Re “Another Brace of Nines:  SIG’s New P938 Takes on S&W Shield,” March 2013
Have you ever heard anything back from SIG after your test of their P938? I have checked every issue since then and have not found that they gave any reason (excuse) for its poor performance. I have one and so far have not had any problems with it as you described, but it has a trigger pull that has to be over 10 pounds and ranks right down there with a Cobra Patriot that I had a few years ago and quickly got rid of. Is there any aftermarket fix for the trigger pull in the SIG P938? — Howard Born

Nope, we didn’t hear anything back from the factory. We don’t advocate your doing a trigger job on your pistol. It’s better to find and hire a quality gunsmith for that particular job, we believe. — tw

Re “Three 22 Autos for the
Trail: Phoenix’s HP22A Earns
an A+,” June 2007

About the Gun of the Week, a Phoenix HP22, on the redesigned Gun-Tests.com website, I would love to comment as a long-term owner of the gun. A lifetime warranty is no good if you can’t contact the company easily, and I’ve already had my Phoenix replaced due to manufacturing defects (barrel, firing pin, failure to cycle). In addition, the current replacement sent by the factory has a non-functional safety. You may want to caution other readers to beware of bargain guns and to thoroughly safety-check the gun each time they shoot! Thanks for a great magazine and an improved web site.— Alan Frazer

Your online review of the Phoenix Arms pistol was spot on. My son and I have had these beauties for more than 20 trouble-free years. Of interest is the deluxe range kit. This features two barrels, about 3 inches and 5 inches. The longer barrel greatly improves the sight radius and accuracy. The lockable carrying case is excellent. More than once it has satisfied TSA at airports. These little guns represent outstanding value for their intended purpose, plinking and casual shooting.— Joe Turner

Compliant Test Guns
I have been a subscriber for many years now. Enjoy the no-BS testing articles — keep telling it like it is.
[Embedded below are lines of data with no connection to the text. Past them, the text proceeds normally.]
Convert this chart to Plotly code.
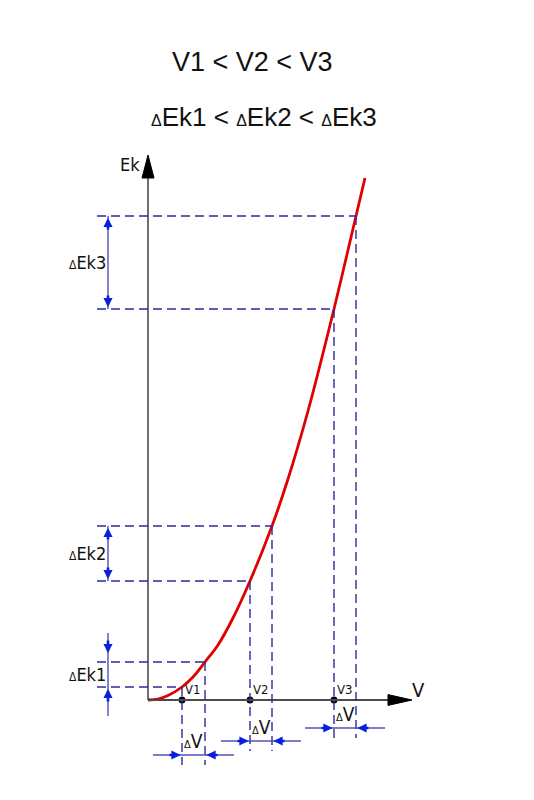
import plotly.graph_objects as go

# ---------------- data ----------------
curve_v = [0, 1.0, 2.0, 3.4, 4.5, 5.7, 7.0, 8.5, 10.2, 12.4, 14.0, 16.0, 18.6, 20.8, 21.7]
curve_ek = [0, 0.1, 0.45, 1.3, 2.3, 3.8, 5.5, 8.2, 11.9, 17.4, 22.1, 28.9, 39.1, 48.4, 52.2]

v_names = ["V1", "V2", "V3"]
v_start = [3.4, 10.2, 18.6]          # V1, V2, V3
v_end = [5.7, 12.4, 20.8]            # V + ΔV
ek_start = [1.3, 11.9, 39.1]         # Ek at V
ek_end = [3.8, 17.4, 48.4]           # Ek at V + ΔV
dek_names = ["ΔEk1", "ΔEk2", "ΔEk3"]

title1 = "V1 < V2 < V3"
title2_parts = ["Ek1", "Ek2", "Ek3"]

# ---------------- styles / layout constants ----------------
W, H = 534, 800
X_RANGE = [-14.8, 38.6]   # 10 px per unit
Y_RANGE = [-10.0, 70.0]
DASH_C = "#2c2c9a"
DIM_C = "#5050b4"
ARR_C = "#0a1ee0"
AX_C = "#222222"
NARROW = "DejaVu Sans Condensed, Liberation Sans Narrow, Liberation Sans, Arial"
SANS = "Liberation Sans, Arial"
small_d = lambda px: f"<span style='font-size:{px}px'>Δ</span>"

AXIS_V_END, AXIS_V_TIP = 24.2, 26.4
AXIS_E_END, AXIS_E_TIP = 52.2, 54.5
HW = 0.6

DIM_X = -4.0          # ΔEk dimension line
EXT_X = -5.1          # left end of horizontal dashed lines
dv_dim_y = [-5.5, -4.1, -2.8]   # ΔV dimension line heights

fig = go.Figure()
shapes = []
ann = []

# axes
shapes.append(dict(type="line", x0=0, y0=0, x1=AXIS_V_END, y1=0, line=dict(color="#4a4a4a", width=2)))
shapes.append(dict(type="line", x0=0, y0=0, x1=0, y1=AXIS_E_END, line=dict(color=AX_C, width=1.3)))
shapes.append(dict(type="path", path=f"M {AXIS_V_END-0.2} {-HW*0.9} L {AXIS_V_TIP} 0 L {AXIS_V_END-0.2} {HW*0.9} Z",
                   fillcolor="black", line=dict(color="black", width=1)))
shapes.append(dict(type="path", path=f"M {-HW} {AXIS_E_END} L 0 {AXIS_E_TIP} L {HW} {AXIS_E_END} Z",
                   fillcolor="black", line=dict(color="black", width=1)))

dash = dict(color=DASH_C, width=1.4, dash="9px,5px")
for i in range(3):
    vs, ve, es, ee = v_start[i], v_end[i], ek_start[i], ek_end[i]
    # horizontal dashed
    shapes.append(dict(type="line", x0=EXT_X, y0=es, x1=vs, y1=es, line=dash))
    shapes.append(dict(type="line", x0=EXT_X, y0=ee, x1=ve, y1=ee, line=dash))
    # vertical dashed
    yb = dv_dim_y[i] - 1.0
    shapes.append(dict(type="line", x0=vs, y0=es, x1=vs, y1=yb, line=dash))
    shapes.append(dict(type="line", x0=ve, y0=ee, x1=ve, y1=yb, line=dash))
    # ΔV dimension line (outside arrows)
    yd = dv_dim_y[i]
    shapes.append(dict(type="line", x0=vs - 2.9, y0=yd, x1=ve + 2.9, y1=yd, line=dict(color=DIM_C, width=1.4)))
    for hx, tx in ((vs, vs - 1.4), (ve, ve + 1.4)):
        ann.append(dict(x=hx - (0.15 if hx == vs else -0.15), y=yd, ax=tx, ay=yd, xref="x", yref="y", axref="x", ayref="y",
                        text="", showarrow=True, arrowhead=2, arrowsize=0.7, arrowwidth=2.6, arrowcolor=ARR_C, standoff=0))
    ann.append(dict(x=(vs + ve) / 2, y=yd + 0.1, text=small_d(11) + "V", showarrow=False,
                    xanchor="center", yanchor="bottom", font=dict(family=NARROW, size=19, color="#111")))
    # ΔEk dimension line
    if i == 0:
        shapes.append(dict(type="line", x0=DIM_X, y0=es - 2.9, x1=DIM_X, y1=ee + 2.9, line=dict(color=DIM_C, width=1.4)))
        pairs = ((ee + 0.9, ee + 2.3), (es - 0.2, es - 1.6))
    else:
        shapes.append(dict(type="line", x0=DIM_X, y0=es, x1=DIM_X, y1=ee, line=dict(color=DIM_C, width=1.4)))
        pairs = ((ee - 0.2, ee - 1.5), (es + 0.2, es + 1.5))
    for hy, ty in pairs:
        ann.append(dict(x=DIM_X, y=hy, ax=DIM_X, ay=ty, xref="x", yref="y", axref="x", ayref="y",
                        text="", showarrow=True, arrowhead=2, arrowsize=0.7, arrowwidth=2.6, arrowcolor=ARR_C, standoff=0))
    ann.append(dict(x=DIM_X - 0.05, y=(es + ee) / 2, text=small_d(12) + dek_names[i][1:], showarrow=False,
                    xanchor="right", yanchor="middle", font=dict(family=NARROW, size=18, color="#111")))
    # V labels
    ann.append(dict(x=vs + 0.1, y=0.15, text=v_names[i], showarrow=False, xanchor="left", yanchor="bottom",
                    font=dict(family=NARROW, size=13, color="#111")))

# curve
fig.add_trace(go.Scatter(x=curve_v, y=curve_ek, mode="lines", line=dict(color="#e00000", width=2.8, shape="spline"),
                         hoverinfo="skip"))
# dots at V1, V2, V3
fig.add_trace(go.Scatter(x=v_start, y=[0] * 3, mode="markers", marker=dict(color="black", size=7), hoverinfo="skip"))

# axis labels
ann.append(dict(x=-1.8, y=53.6, text="Ek", showarrow=False, xanchor="center", yanchor="middle",
                font=dict(family=NARROW, size=18, color="#111")))
ann.append(dict(x=27.0, y=1.0, text="V", showarrow=False, xanchor="center", yanchor="middle",
                font=dict(family=NARROW, size=20, color="#111")))

# titles
ann.append(dict(x=252.5 / W, y=1 - 62 / H, xref="paper", yref="paper", text=title1, showarrow=False,
                xanchor="center", yanchor="middle", font=dict(family=SANS, size=27, color="#111")))
t2 = " < ".join(small_d(16) + p for p in title2_parts)
ann.append(dict(x=264 / W, y=1 - 117 / H, xref="paper", yref="paper", text=t2, showarrow=False,
                xanchor="center", yanchor="middle", font=dict(family=SANS, size=26, color="#111")))

fig.update_layout(
    width=W, height=H, autosize=False,
    margin=dict(l=0, r=0, t=0, b=0),
    paper_bgcolor="white", plot_bgcolor="white",
    showlegend=False,
    xaxis=dict(range=X_RANGE, visible=False, fixedrange=True),
    yaxis=dict(range=Y_RANGE, visible=False, fixedrange=True),
    shapes=shapes, annotations=ann,
)
fig.write_html("out.html")
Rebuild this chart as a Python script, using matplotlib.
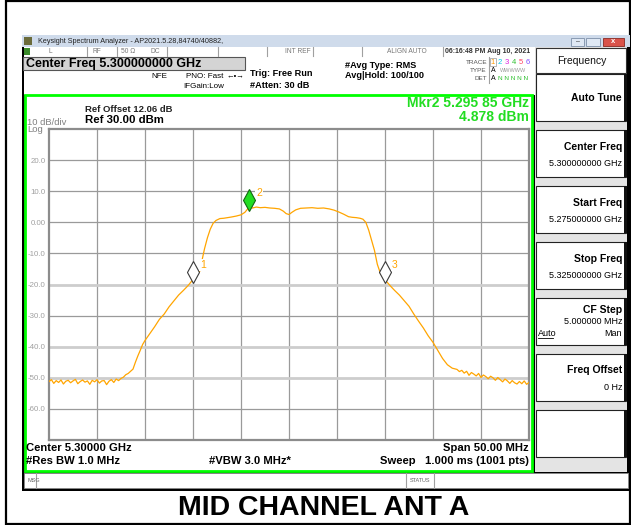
import matplotlib
matplotlib.use("Agg")
import matplotlib.pyplot as plt
from matplotlib.patches import Rectangle
from matplotlib.transforms import ScaledTranslation

plt.rcParams['font.family'] = ['Liberation Sans', 'DejaVu Sans']

# trace (MHz, dBm)
trace_freq_mhz = [
    5275.00, 5275.25, 5275.50, 5275.75, 5276.00, 5276.25, 5276.50, 5276.75,
    5277.00, 5277.25, 5277.50, 5277.75, 5278.00, 5278.25, 5278.50, 5278.75,
    5279.00, 5279.25, 5279.50, 5279.75, 5280.00, 5280.25, 5280.50, 5280.75,
    5281.00, 5281.25, 5281.50, 5281.75, 5282.00, 5282.25,
    5282.50, 5282.75, 5283.00, 5283.25, 5283.50, 5283.75, 5284.00, 5284.25,
    5284.50, 5284.75, 5285.00, 5285.50, 5286.00, 5286.50, 5287.00, 5287.50,
    5288.00, 5288.50, 5289.00, 5289.50, 5290.00, 5290.30, 5290.50, 5290.70,
    5290.90, 5291.20, 5291.50, 5291.80, 5292.10, 5292.40, 5292.80, 5293.20,
    5293.60, 5294.00, 5294.50, 5295.00, 5295.40, 5295.85, 5296.20, 5296.60,
    5297.00, 5297.50, 5298.00, 5298.50, 5299.00, 5299.40, 5299.70, 5300.00,
    5300.30, 5300.70, 5301.20, 5301.80, 5302.40, 5303.00, 5303.60, 5304.20,
    5304.70, 5305.20, 5305.70, 5306.20, 5306.60, 5307.00, 5307.40, 5307.70,
    5308.00, 5308.30, 5308.60, 5308.90, 5309.20, 5309.50, 5309.80, 5310.00,
    5310.30, 5310.60, 5311.00, 5311.50, 5312.00, 5312.50, 5313.00, 5313.50,
    5314.00, 5314.50, 5315.00, 5315.50, 5316.00, 5316.50, 5317.00, 5317.50,
    5317.75, 5318.00, 5318.25, 5318.50, 5318.75, 5319.00, 5319.25, 5319.50,
    5319.75, 5320.00, 5320.25, 5320.50, 5320.75, 5321.00, 5321.25, 5321.50,
    5321.75, 5322.00, 5322.25, 5322.50, 5322.75, 5323.00, 5323.25, 5323.50,
    5323.75, 5324.00, 5324.25, 5324.50, 5324.75, 5325.00,
]
trace_level_dbm = [
    -51.2, -50.6, -51.8, -50.9, -51.5, -50.7, -52.0, -51.1,
    -50.8, -51.6, -51.0, -50.5, -51.9, -51.2, -50.7, -51.4,
    -51.0, -52.1, -50.8, -51.3, -50.6, -51.7, -51.0, -50.9,
    -52.2, -51.1, -50.6, -51.5, -50.4, -50.9,
    -50.2, -49.8, -49.0, -48.6, -47.9, -47.2, -45.0, -43.0,
    -41.2, -39.3, -38.0, -35.8, -33.6, -31.2, -29.5, -27.2,
    -25.3, -23.4, -21.9, -20.3, -18.4, -17.6, -16.2, -15.8,
    -12.8, -8.5, -5.0, -2.2, -0.3, 0.6, 1.2, 1.3,
    1.5, 1.7, 2.0, 2.4, 3.2, 4.88, 4.6, 4.9,
    4.7, 4.8, 4.6, 4.5, 4.3, 3.6, 2.8, 2.5,
    3.2, 4.0, 4.5, 4.6, 4.7, 4.5, 4.6, 4.3,
    3.9, 3.3, 2.6, 1.8, 1.6, 1.5, 1.3, 1.0,
    0.0, -2.5, -5.8, -9.0, -13.5, -16.2, -17.8, -18.5,
    -19.5, -20.6, -21.9, -23.4, -25.2, -27.0, -29.5, -31.8,
    -34.0, -36.5, -38.6, -41.2, -43.8, -45.8, -46.9, -47.3,
    -48.0, -47.6, -48.5, -47.9, -49.2, -48.3, -48.8, -49.4,
    -48.6, -49.9, -49.1, -49.6, -50.3, -49.5, -50.0, -50.8,
    -49.9, -50.6, -51.3, -50.4, -51.0, -51.8, -50.9, -51.6,
    -52.0, -51.2, -51.9, -51.0, -52.1, -51.5,
]

marker_ids = ['1', '2', '3']
marker_freq_mhz = [5290.00, 5295.85, 5310.00]
marker_level_dbm = [-18.4, 4.878, -18.5]
marker_colors = ['white', '#22dd22', 'white']

y_ticks = [-70, -60, -50, -40, -30, -20, -10, 0, 10, 20, 30]
y_tick_labels = ['', '-60.0', '-50.0', '-40.0', '-30.0', '-20.0', '-10.0', '0.00', '10.0', '20.0', '']
x_ticks = [5275, 5280, 5285, 5290, 5295, 5300, 5305, 5310, 5315, 5320, 5325]
light_lines = [-20, -40, -50]

softkeys = [
    ('Center Freq', '5.300000000 GHz'),
    ('Start Freq', '5.275000000 GHz'),
    ('Stop Freq', '5.325000000 GHz'),
]

W, H = 631, 525
fig = plt.figure(figsize=(W / 100, H / 100), dpi=100)
fig.patch.set_facecolor('white')

bg = fig.add_axes([0, 0, 1, 1])
bg.set_xlim(0, W)
bg.set_ylim(H, 0)
bg.axis('off')


def box(x0, y0, x1, y1, fc='white', ec='none', lw=1.0, z=1):
    bg.add_patch(Rectangle((x0, y0), x1 - x0, y1 - y0, facecolor=fc,
                           edgecolor=ec, linewidth=lw, zorder=z))


def txt(x, y, s, size=6, ha='left', weight='normal', color='black', z=5):
    bg.text(x, y, s, fontsize=size, ha=ha, va='center', fontweight=weight,
            color=color, zorder=z)


def vline(x, y0, y1, color='#a0a0a0', lw=0.8):
    bg.plot([x, x], [y0, y1], color=color, lw=lw, zorder=3)


# outer frame
box(6, 1, 629.5, 523.5, fc='white', ec='black', lw=1.6, z=0)

# screenshot frame
box(22, 35, 630, 491, fc='black')
box(22, 35, 630, 47, fc='#cfdbeb')
box(24, 37, 32, 45, fc='#6b6b3a')
txt(38, 41.5, 'Keysight Spectrum Analyzer - AP2021.5.28,84740/40882,', 5.2, color='#222222')
box(571, 37.5, 584, 45.5, fc='#dfe8f4', ec='#7d8fa8', lw=0.6, z=2)
box(586, 37.5, 600, 45.5, fc='#dfe8f4', ec='#7d8fa8', lw=0.6, z=2)
box(603, 37.5, 624, 45.5, fc='#d9534a', ec='#8a2a22', lw=0.6, z=2)
txt(577.5, 41.5, '–', 5, ha='center', color='#333333')
txt(613.5, 41.5, 'x', 5.5, ha='center', weight='bold', color='white')

# status row
box(24, 47, 535, 56, fc='white')
box(24, 48, 30, 55, fc='#3a8a2a')
for xd in [87, 117, 167, 218, 267, 313, 362, 443]:
    vline(xd, 47, 56)
for s, xs in [('L', 50), ('RF', 97), ('50 Ω', 128), ('DC', 155), ('INT REF', 298), ('ALIGN AUTO', 407)]:
    txt(xs, 51.5, s, 4.8, ha='center', color='#777777')
txt(488, 51.5, '06:16:48 PM Aug 10, 2021', 5, ha='center', weight='bold', color='#333333')

# header
box(24, 56, 535, 95, fc='white')
box(23, 57, 245, 69.5, fc='#d4d4d4', ec='#555555', lw=0.8, z=2)
txt(26, 63.5, 'Center Freq 5.300000000 GHz', 9, weight='bold')
txt(151, 76, 'NFE', 5.8)
txt(186, 76, 'PNO: Fast', 5.8)
txt(227, 75.5, '←•→', 5.5)
txt(183, 87, 'IFGain:Low', 5.8)
txt(250, 74, 'Trig: Free Run', 6.6, weight='bold')
txt(250, 86, '#Atten: 30 dB', 6.6, weight='bold')
txt(345, 65, '#Avg Type: RMS', 6.6, weight='bold')
txt(345, 75, 'Avg|Hold: 100/100', 6.6, weight='bold')

txt(487, 62, 'TRACE', 4.6, ha='right', color='#555555')
txt(487, 70, 'TYPE', 4.6, ha='right', color='#555555')
txt(487, 78, 'DET', 4.6, ha='right', color='#555555')
vline(489, 57, 83)
box(490, 57.5, 496, 66, fc='white', ec='#999999', lw=0.5, z=2)
trace_colors = ['#ff9900', '#00c8e8', '#e020e0', '#30c030', '#ff4060', '#8050ff']
for i, c in enumerate(trace_colors):
    txt(493 + i * 7, 62, str(i + 1), 5.5, ha='center', color=c)
txt(493, 70, 'A', 5, ha='center')
txt(513, 70, 'WWWWW', 4, ha='center', color='#999999')
txt(493, 78, 'A', 5, ha='center')
txt(513, 78, 'N N N N N', 4.6, ha='center', color='#30c030')

# green frame with plot area
box(24.5, 95, 532, 471, fc='white', ec='#00ff00', lw=2, z=1)
txt(85, 110, 'Ref Offset 12.06 dB', 6.8, weight='bold', color='#222222')
txt(85, 120, 'Ref 30.00 dBm', 8.2, weight='bold')
txt(27, 122.5, '10 dB/div', 6.8, color='#808080')
txt(27, 130, 'Log', 6.8, color='#808080')
txt(529, 103, 'Mkr2 5.295 85 GHz', 10, ha='right', weight='bold', color='#22dd22')
txt(529, 117, '4.878 dBm', 10, ha='right', weight='bold', color='#22dd22')

txt(26, 448, 'Center 5.30000 GHz', 8.1, weight='bold')
txt(26, 461, '#Res BW 1.0 MHz', 8.1, weight='bold')
txt(250, 461, '#VBW 3.0 MHz*', 8.1, ha='center', weight='bold')
txt(529, 448, 'Span 50.00 MHz', 8.1, ha='right', weight='bold')
txt(529, 461, 'Sweep   1.000 ms (1001 pts)', 8.1, ha='right', weight='bold')

# message bar
box(24, 473, 628, 488, fc='white', ec='#888888', lw=0.6)
vline(36, 473, 488)
vline(406, 473, 488)
vline(434, 473, 488)
txt(27, 480.5, 'MSG', 4, color='#666666')
txt(420, 480.5, 'STATUS', 4, ha='center', color='#666666')

# softkey panel
box(535, 47, 627, 472, fc='#e4e4e4')
box(536, 48, 626, 73, fc='white', ec='#333333', lw=0.8, z=2)
txt(582, 61, 'Frequency', 7.5, ha='center', color='#111111')
key_tops = [74, 130, 186, 242, 298, 354, 410]
for kt in key_tops:
    box(536, kt, 626, kt + 47, fc='white', ec='#222222', lw=0.8, z=2)
    box(624, kt, 627, kt + 47, fc='#111111', z=2)
txt(622, 98, 'Auto Tune', 7.5, ha='right', weight='bold')
for kt, (label, value) in zip(key_tops[1:4], softkeys):
    txt(622, kt + 17, label, 7.5, ha='right', weight='bold')
    txt(622, kt + 33, value, 6.5, ha='right')
txt(622, 310, 'CF Step', 7.5, ha='right', weight='bold')
txt(622, 322, '5.000000 MHz', 6.5, ha='right')
txt(538, 333, 'Auto', 6.5)
bg.plot([538, 553], [337.5, 337.5], color='black', lw=0.6, zorder=5)
txt(622, 333, 'Man', 6.5, ha='right')
txt(622, 370, 'Freq Offset', 7.5, ha='right', weight='bold')
txt(622, 387, '0 Hz', 6.5, ha='right')

# title under the screenshot
bg.text(324, 508, 'MID CHANNEL ANT A', fontsize=20.5, fontweight='bold',
        ha='center', va='center')

# spectrum plot
ax = fig.add_axes([49 / W, (H - 440) / H, 480 / W, 311 / H])
ax.set_facecolor('white')
ax.set_xlim(x_ticks[0], x_ticks[-1])
ax.set_ylim(y_ticks[0], y_ticks[-1])
ax.set_xticks(x_ticks)
ax.set_xticklabels([])
ax.set_yticks(y_ticks)
ax.set_yticklabels(y_tick_labels)
ax.tick_params(length=0)
ax.tick_params(axis='y', pad=2.5, labelsize=5.7, labelcolor='#a0a0a0')
for xv in x_ticks[1:-1]:
    ax.axvline(xv, color='#9a9a9a', lw=0.9, zorder=1)
for yv in y_ticks[1:-1]:
    if yv in light_lines:
        ax.axhline(yv, color='#cdcdcd', lw=2.0, zorder=1)
    else:
        ax.axhline(yv, color='#9a9a9a', lw=0.9, zorder=1)
for sp in ax.spines.values():
    sp.set_color('#8c8c8c')
    sp.set_linewidth(1.6)

ax.plot(trace_freq_mhz, trace_level_dbm, color='#ffa500', lw=0.9, zorder=3)

lift = ax.transData + ScaledTranslation(0, 7.5 / 100, fig.dpi_scale_trans)
for mid, mf, ml, mc in zip(marker_ids, marker_freq_mhz, marker_level_dbm, marker_colors):
    ax.plot([mf], [ml], marker='d', markersize=11, markerfacecolor=mc,
            markeredgecolor='#3a3a3a' if mc == 'white' else '#116611',
            markeredgewidth=0.8, linestyle='none', transform=lift, zorder=5)
    ax.annotate(mid, (mf, ml), xytext=(5, 10.5), textcoords='offset points',
                color='#ffa500', fontsize=7.5, va='center', zorder=6,
                bbox=dict(facecolor='white', edgecolor='none', pad=0.5))

fig.savefig('out.png', dpi=100)
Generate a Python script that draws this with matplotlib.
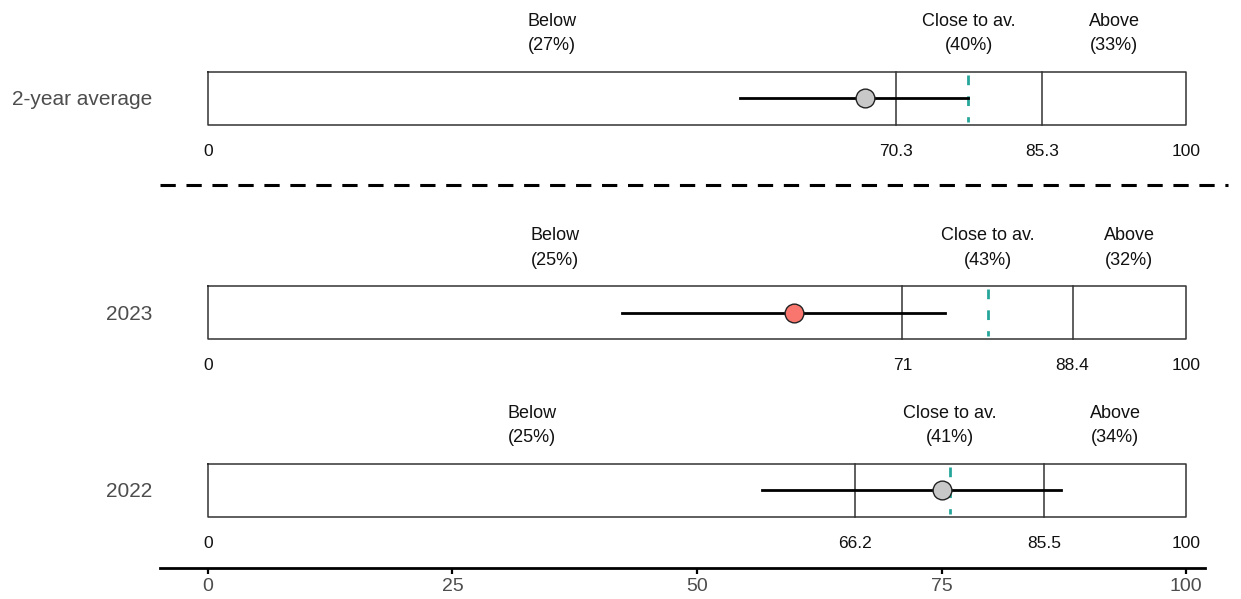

However, this leads me to a concern involving mainly the rifles and shotguns that you have and continue to test. Unfortunately, since I live in New York State, under the unconstitutional NYS SAFE Act, most of these semi-automatic guns are banned.

Two questions: One, are you going to start testing guns that law-abiding citizens in all 50 states can purchase as a regular part of your monthly magazine? I know more and more manufacturers are now stating the availability of compliant state firearms in their specs.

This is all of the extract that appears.